Of course, it must be recognized that my firey response is based on a personal trigger. I’ve been in abusive relationships. I’ve been in the victim’s shoes — humiliated and made to feel small by the exact same type of repulsive troglodyte. I’ve also known many other people who have been beaten down by these monsters.
But I must hold myself back. Because this isn’t about me and my pride. That abuser isn’t my abuser, and that victim is not my past self.
The reality is that anything the abuser “suffers” (i.e. social confrontation or the dreaded accountability) will be suffered tenfold by the victim when they are behind closed doors.
Of course, the only person to blame for abuse is the abuser, but knowing what I know, it's not that simple. I can’t help feeling like if I were to step in, a victim would likely be punished for my actions.

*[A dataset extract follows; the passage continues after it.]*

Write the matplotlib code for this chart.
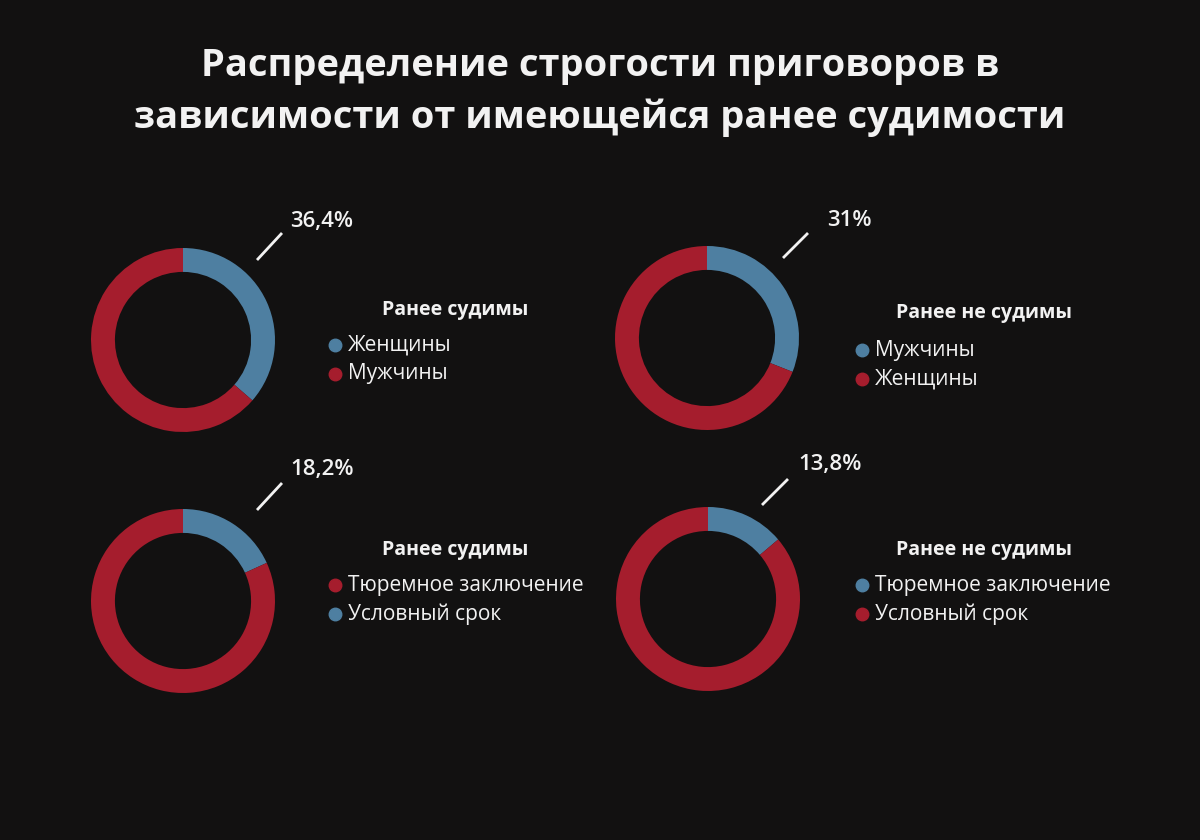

So I’m wondering if there is any way to handle these situations that could possibly hold the abuser accountable while communicating to the victim that they deserve better treatment — all without putting anyone in possible danger?
Sounds impossible, I know.
Abuse is far too common for us to ignore, but I’m not sure if there’s any action that can be taken without risk. We need to bring these conversations to the forefront if we want to prevent violence.
I think about this hypothetical concerningly often and I ask almost everybody for ideas. I recently asked my Instagram followers, and nobody could come up with anything.
So what about you, Say It Loud readers? What do you suppose we do? How do we stop abuse as it’s happening? What can we do to make it known that certain behavior is not tolerated? How can we keep our communities safe?